I sat in the first row left aisle seat. Next to me sat J.W. Carney, Esquire, Whitey’s lead lawyer, who regaled me with stories about lawyers we both knew from the past. The courtroom was full. The Boston media gathered in its own little group exchanging notes. The regulars roamed around looking to the media types for another day in the sun. The three judges who heard the appeal were: O. Rogeriee Thompson, William J. Kayatta, Jr. and David J. Barron.
Don’t ever think that Hank Brennan the lawyer for Whitey didn’t give this his best shot. He gave what was once referred to “as the old college try.” If it were a game of five-card stud when the fourth up card was dealt to Hank it was clear his best hand would be one pair; his opponent, the government, had two aces showing even before it received the fourth card. To put it another way, he had no chance of winning to start with nor did his oral argument, which was as good as could be made given the hand he held, seem to do much to sway the judges.
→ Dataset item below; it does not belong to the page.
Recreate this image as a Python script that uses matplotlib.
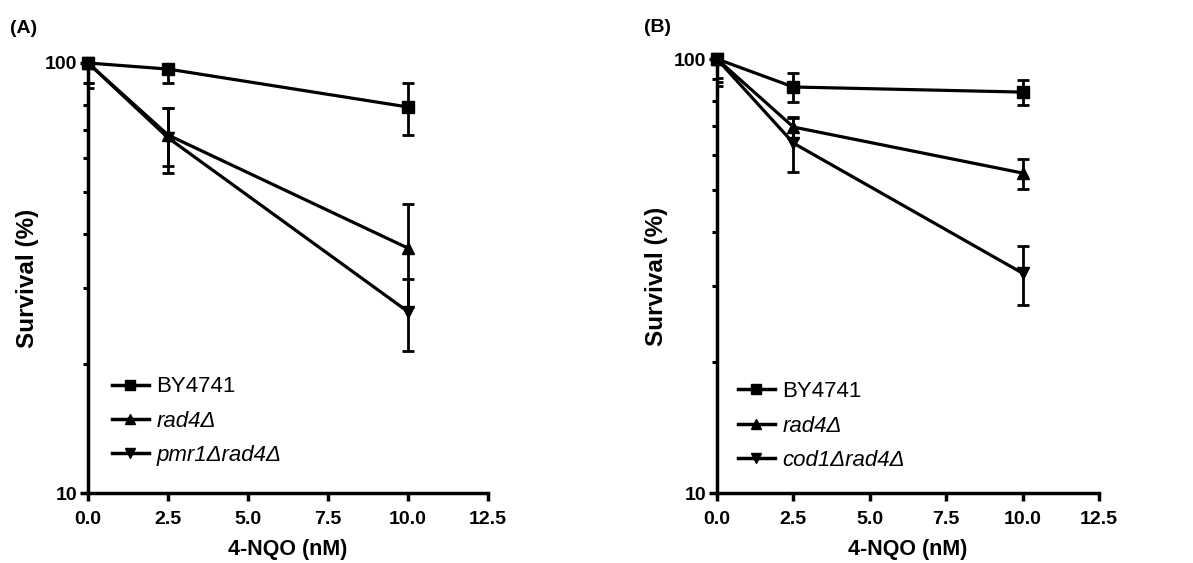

We all know that in life you can only play with the cards in your hands. Hank, like his forebear who stood bold, brave and undaunted on the moor, stood thusly in the courtroom. The major hurdle that he had to get over in his argument that Whitey was deprived of his opportunity to testify was that the record in the lower court was incomplete on the issue.
To have made that complete it would have been necessary to produce some evidence from Whitey in the form of his testimony in limine or an affidavit signed by him. My supposition is that Whitey had no intention of doing either. As a result, even the great Clarence Darrow would have felt his hands were tied. A lawyer cannot try the case against the will of his client even if it means a substantial and valid legal argument will go by the wayside. The fault for Brennan not having the cards falls straight into the lap of Mr. White, as he was known among the Southie cognoscenti .
For Hank to have swayed the judges over to his side he would have needed a client who could elicit a little bit of sympathy. In other words if he argued as effectively as he did on behalf of someone who was a down-and-outer the judges may have been more interested in what he had to say. You have to understand that the First Circuit Court of Appeals on which these judges sit has had many other cases spelling out the dastardly acts of Whitey so he is not coming before them clothed in the cloak of anonymity. That is not to say his argument fell on deaf ears; rather it is the judges are not going to go plow new law to benefit Whitey.
Brennan also argued the Government failed to provide all the Brady material when it came to Martorano but the judges didn’t seem to buy that any more than they seemed to buy his right to testify was trampled upon by the lower court rulings. The Government’s argument mirrored the court’s thinking and a few references to the requirement of some rule or another were thrown in.
These arguments are over before you know it. Here’s a look at the court calendar. As you can see each side had 15 minutes, some attorneys had only 10 minutes. There is a light that turns red if you exceed it. Some attorneys try to ignore it and keep on talking. I’m told some judges are urging that they install a trap door under the attorneys so that rather than having the red light go on the door will open and the attorney will quickly disappear.
After the argument in Whitey’s case I stayed in the courtroom to listen to the next two arguments to get a sense of the court. The first case involved Alexis Amador-Huggins whose appellate attorney argued an FBI agent should not have been allowed to testify to the damage on a car bumper while his expert should have been allowed to testify. That case involved a carjacking and murder so the judges seemed reluctant to reverse it.
The last case involved Abdullah Nur who was convicted of drug distribution. He is apparently a pain in the butt because he tried the case pro se. His defense was he was wasn’t a drug dealer; the jury found he was. The issue is whether the judge should have given an instruction to the jury that it could have found him guilty of possession of drugs rather than possession with intent to distribute. The judges were really interested in this issue and grilled the Government attorney.
Their demeanor there contrasted sharply with how they acted in the Whitey matter. I never held out much hope for Whitey on his appeal based on the idea no one wanted to bring the circus back to town. After listening to the presentation by counsel and watching the reaction of the judges, I must tell you that the Whitey party is over. The fat lady has sung.